Several members of the media were informed of the winner hours before the official announcement was made over "pudding" at the black-tie dinner at London's Guildhall.
The dinner preceding the announcement can be excruciating. Gossip flies around the room, and British television cameras fix not just on those rumored to win but also on the trembling stiff upper lips of those thought to have lost. Said Ishiguro, who tried to "keep low" after the short list was announced on Sept. 8: "There's always someone in the room at the dinner who thinks they've won when they haven't."
One year, said the one-time winner and three-time short-listed author, "there was hissing when the winner was announced."
In 1980, Anthony Burgess, short-listed for "Earthly Powers," refused to attend the dinner unless he heard he had won (he didn't win). A special Booker hotline, so the story goes, was added to his hotel room.
About 10,000 novels were published in Britain last year.
This year's panel of judges was a "bookish" group, said Sutherland, but not exactly "five Catholic priests." Each of the judges received about $8,600. (It's "a lot less," said Lindsay Duguid, fiction editor at the Times of London and one of this year's judges, "after you take out taxes and the money you spend on the dress.")
There's always disagreement over the merits of the judges. "The chairman," joked Toibin, "is always chosen for his foolishness."
Said Sutherland: Now that the winner has been announced, the judges will "drop away like scaffolding." One year, rumor has it, the panel all went to the South of France for the weekend after the announcement, just to clear the air.
Pre-announcement, Martyn Goff, 35-year prize administrator, worried that Sutherland was focusing too much on somehow organizing the process, namely the two-hour meeting in which the judges traditionally talk it out and decide a winner. "Judges shouldn't be voting in advance," said Goff, who worried that Sutherland, though a "decisive critic," might be "a bit indecisive."
When it comes to the Booker, the noise of the chattering classes can be deafening.

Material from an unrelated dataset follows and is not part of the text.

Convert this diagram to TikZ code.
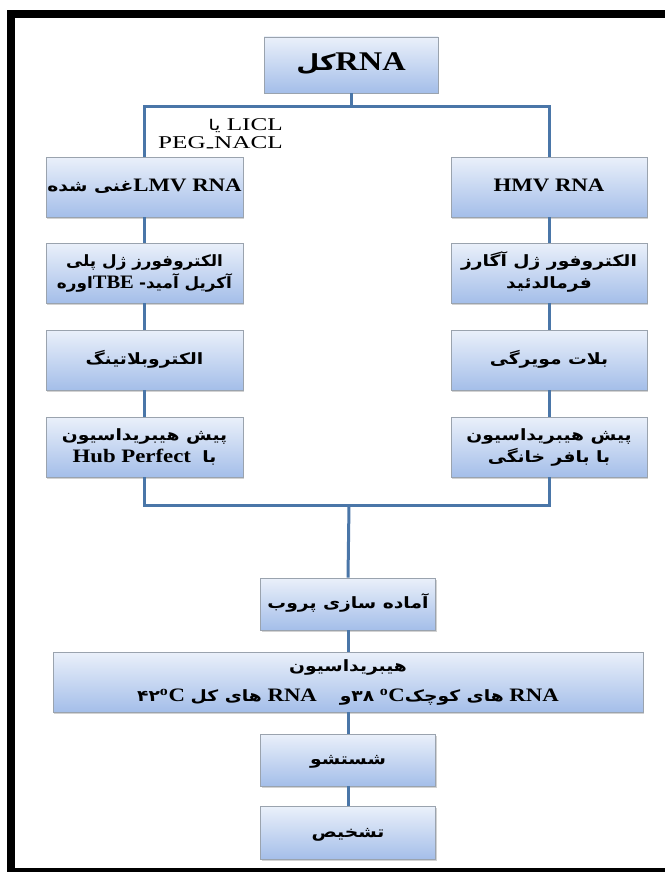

Zadie Smith, author of "On Beauty," already had her hands slapped by friends and fellow writers for telling a reporter at the Manchester Evening News that "writing a novel is quite stupid work ... novelists aren't intellectuals." Speaking the day after the short list was announced, she added, "They're just intuitive if they're lucky."
Last year, after Alan Hollinhurst's novel "The Line of Beauty" won the Booker Prize, some of the headlines were along the lines of: "Gay Novel Wins Prize," which many readers and writers found offensive.
"In a way," Sutherland told the Los Angeles Times in the days before the announcement, "novels weren't meant to be judged. They're not like 100-meter sprinters."
Still, said Sutherland of being a judge, "it's a wonderful privilege. The Booker is, after all, one of the conduits through which literary history is made."